USCIS Puts H-1B Third-Party Placement Employers on Notice

Yesterday, USCIS issued a new policy memo that updates previous guidance related to H-1B placements at third-party worksites. This involves H-1B petitions where Mr. Worker is employed by and sponsored by Company A, but assigned to work at Company B through a contract between Company A and B. This is a relatively common business model and nothing new, but it creates a higher potential for abuse when H-1B workers are involved. There are several memos that have been issued on the topic over the years to provide employers and adjudicators with a better understanding of what additional documents may be required for H-1B approval. Most recently, the Neufield memo was issued in 2010 and re-confirmed that while an H-1B worker may be placed at a third-party worksite, the employer-employee relationship must be maintained at all times. The memo set forth several factors to be used in determining whether the employer-employee relationship requirement would be satisfied. This memo formed the basis for the usual Requests for Evidence that consulting companies receive requesting itinerary, employment agreement, offer letter, contracts, statements of work, position description, performance review process, and organizational charts.

The new memo issued yesterday further expands the documents that will be required to obtain H-1B approval for work involving third-party placements.

Specifically, USCIS adjudicators will now expect to see:

Evidence of actual work assignments – technical documentation, milestone tables, marketing analysis, cost-benefit analysis, brochures, and funding documents

Copies of contracts between the petitioner and ALL companies involved when there is a vendor in between the petitioner and the end client

Copies of detailed statements of work from the ultimate end-client company

Letter from the ultimate end-client company

Further, even in cases where an itinerary is not required by the regulations, USCIS suggests that petitioners still provide a complete itinerary and that it now also include the names, addresses (including floor, suite, and office) and telephone number of the locations where the services will be performed.

Also, the memo informs petitioners that approvals may be issued for a shorter time than requested if the supporting documents do not indicate that work will be available for the full period requested.
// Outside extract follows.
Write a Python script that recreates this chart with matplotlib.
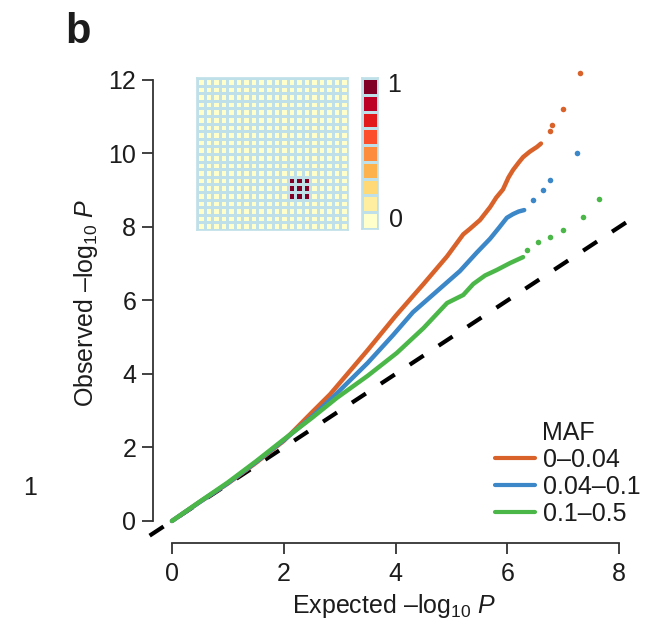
import matplotlib
matplotlib.use("Agg")
import matplotlib.pyplot as plt
from matplotlib.colors import ListedColormap
import numpy as np

plt.rcParams['font.family'] = ['Liberation Sans', 'DejaVu Sans']
plt.rcParams['mathtext.fontset'] = 'custom'
plt.rcParams['mathtext.rm'] = 'Liberation Sans'
plt.rcParams['mathtext.it'] = 'Liberation Sans:italic'

# ---- data ----
series_labels = ["0\u20130.04", "0.04\u20130.1", "0.1\u20130.5"]
series_colors = ["#D9622B", "#3B87C8", "#4BB749"]

orange_exp = [0, 0.5, 1, 1.5, 2, 2.5, 2.83, 3.5, 4, 4.5, 4.92, 5.21, 5.33, 5.51, 5.69, 5.8,
              5.92, 6.02, 6.1, 6.2, 6.28, 6.4, 6.53, 6.6]
orange_obs = [0, 0.52, 1.02, 1.58, 2.18, 2.95, 3.45, 4.65, 5.58, 6.45, 7.2, 7.8, 7.95, 8.19, 8.54, 8.8,
              9.02, 9.35, 9.55, 9.75, 9.9, 10.05, 10.18, 10.27]
orange_tail_exp = [6.76, 6.8, 7.0, 7.3]
orange_tail_obs = [10.62, 10.78, 11.22, 12.19]

blue_exp = [0, 0.5, 1, 1.5, 2, 2.5, 2.88, 3.5, 3.95, 4.31, 4.79, 5.15, 5.45, 5.69, 5.85, 5.99,
            6.1, 6.2, 6.3]
blue_obs = [0, 0.52, 1.03, 1.6, 2.2, 2.83, 3.37, 4.3, 5.05, 5.68, 6.32, 6.8, 7.3, 7.68, 7.98, 8.25,
            8.35, 8.42, 8.46]
blue_tail_exp = [6.46, 6.64, 6.76, 7.25]
blue_tail_obs = [8.73, 9.0, 9.28, 10.0]

green_exp = [0, 0.5, 1, 1.5, 2, 2.5, 2.95, 3.5, 4.02, 4.5, 4.92, 5.21, 5.39, 5.6, 5.81, 6.05, 6.28]
green_obs = [0, 0.53, 1.05, 1.62, 2.22, 2.8, 3.35, 3.95, 4.57, 5.25, 5.93, 6.15, 6.45, 6.68, 6.83,
             7.02, 7.18]
green_tail_exp = [6.35, 6.55, 6.76, 7.0, 7.35, 7.64]
green_tail_obs = [7.37, 7.59, 7.73, 7.92, 8.27, 8.76]

diag = [-0.4, 8.3]

x_ticks = [0, 2, 4, 6, 8]
y_ticks = [0, 2, 4, 6, 8, 10, 12]

# inset heatmap: 20x20 grid, 3x3 block of value 1
grid_n = 20
block_rows = [13, 14, 15]
block_cols = [12, 13, 14]
cbar_levels = 9
cbar_colors = ["#FFFFCC", "#FFEDA0", "#FED976", "#FEB24C", "#FD8D3C",
               "#FC4E2A", "#E31A1C", "#BD0026", "#800026"]

# ---- figure ----
W, H = 652, 637
FS = 18
TXT = "#1c1c1c"
fig = plt.figure(figsize=(W / 100, H / 100), dpi=100)

ax = fig.add_axes([153 / W, 1 - 543 / H, (636 - 153) / W, (543 - 61.6) / H])
ax.set_xlim(-0.34, 8.3)
ax.set_ylim(-0.6, 12.5)

ax.plot(diag, diag, color="black", lw=3, dashes=(4, 4.3), clip_on=False, zorder=1,
        solid_capstyle="butt", dash_capstyle="butt")

series = [(orange_exp, orange_obs, orange_tail_exp, orange_tail_obs),
          (blue_exp, blue_obs, blue_tail_exp, blue_tail_obs),
          (green_exp, green_obs, green_tail_exp, green_tail_obs)]
for (ex, ob, tex, tob), col, lab in zip(series, series_colors, series_labels):
    ax.plot(ex, ob, color=col, lw=3.2, solid_capstyle="round", solid_joinstyle="round",
            label=lab, zorder=3)
    ax.plot(tex, tob, "o", color=col, ms=4, mew=0, zorder=3)

for s in ["top", "right"]:
    ax.spines[s].set_visible(False)
ax.spines["bottom"].set_bounds(0, 8)
ax.spines["left"].set_bounds(0, 12)
for s in ["bottom", "left"]:
    ax.spines[s].set_linewidth(1.3)
    ax.spines[s].set_color("#333333")
ax.set_xticks(x_ticks)
ax.set_yticks(y_ticks)
ax.tick_params(direction="out", length=8, width=1.3, color="#333333",
               labelsize=FS, labelcolor=TXT)
ax.tick_params(axis="x", pad=6)
ax.tick_params(axis="y", pad=4)
ax.set_xlabel("Expected \u2013log$_{10}$ $P$", fontsize=FS, color=TXT, labelpad=4)
ax.set_ylabel("Observed \u2013log$_{10}$ $P$", fontsize=FS, color=TXT, labelpad=6)

leg = ax.legend(title="MAF", loc="lower right", bbox_to_anchor=(1.03, 0.015), frameon=False,
                fontsize=FS, title_fontsize=FS, handlelength=1.6, handletextpad=0.3,
                labelspacing=0.12, borderaxespad=0)
for h in leg.get_lines():
    h.set_linewidth(3)
leg.get_title().set_color(TXT)
for t in leg.get_texts():
    t.set_color(TXT)

# panel letter and stray neighbour label
fig.text(65 / W, 1 - 32 / H, "b", fontsize=30, fontweight="bold", va="center", ha="left", color=TXT)
fig.text(30 / W, 1 - 488 / H, "1", fontsize=FS, va="center", ha="center", color=TXT)

# inset heatmap
edge = "#BFE0E8"
iax = fig.add_axes([197 / W, 1 - 230 / H, 151 / W, 152 / H])
mat = np.zeros((grid_n, grid_n))
for r in block_rows:
    for c in block_cols:
        mat[r, c] = 1.0
cmap = ListedColormap(cbar_colors)
iax.pcolormesh(mat, cmap=cmap, vmin=0, vmax=1, edgecolors=edge, linewidth=0.9)
iax.set_xlim(0, grid_n)
iax.set_ylim(grid_n, 0)
iax.set_xticks([])
iax.set_yticks([])
for s in iax.spines.values():
    s.set_color(edge)
    s.set_linewidth(1.2)

# inset colour bar
cax = fig.add_axes([362 / W, 1 - 229 / H, 16 / W, 151 / H])
levels = np.arange(cbar_levels).reshape(-1, 1)
cax.pcolormesh(levels, cmap=cmap, vmin=0, vmax=cbar_levels - 1, edgecolors=edge, linewidth=1.0)
cax.set_xlim(0, 1)
cax.set_ylim(0, cbar_levels)
cax.set_xticks([])
cax.set_yticks([])
for s in cax.spines.values():
    s.set_color(edge)
    s.set_linewidth(1.2)
cax.text(1.6, 1.03, "1", transform=cax.transAxes, fontsize=FS, va="top", ha="left", color=TXT)
cax.text(1.7, -0.02, "0", transform=cax.transAxes, fontsize=FS, va="bottom", ha="left", color=TXT)

fig.savefig("out.png", dpi=100)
Lastly, the memo instructs adjudicators to look more closely into whether the terms and conditions of the previously approved petition were met and they may approve the petition without a new I-94 in the event that they were not. This would require the worker to exit the U.S. and apply for a new visa stamp at a consulate before continuing work with the employer.

While the memo largely confirms what we were already seeing in terms of the latest adjudication trends, it will continue to be more difficult for third-party placements to obtain H-1B approval. In addition, USCIS’ announcement of a new mission statement and no longer referring to applicants and petitioners as “customers” gives us a good indication that things will not get easier any time soon.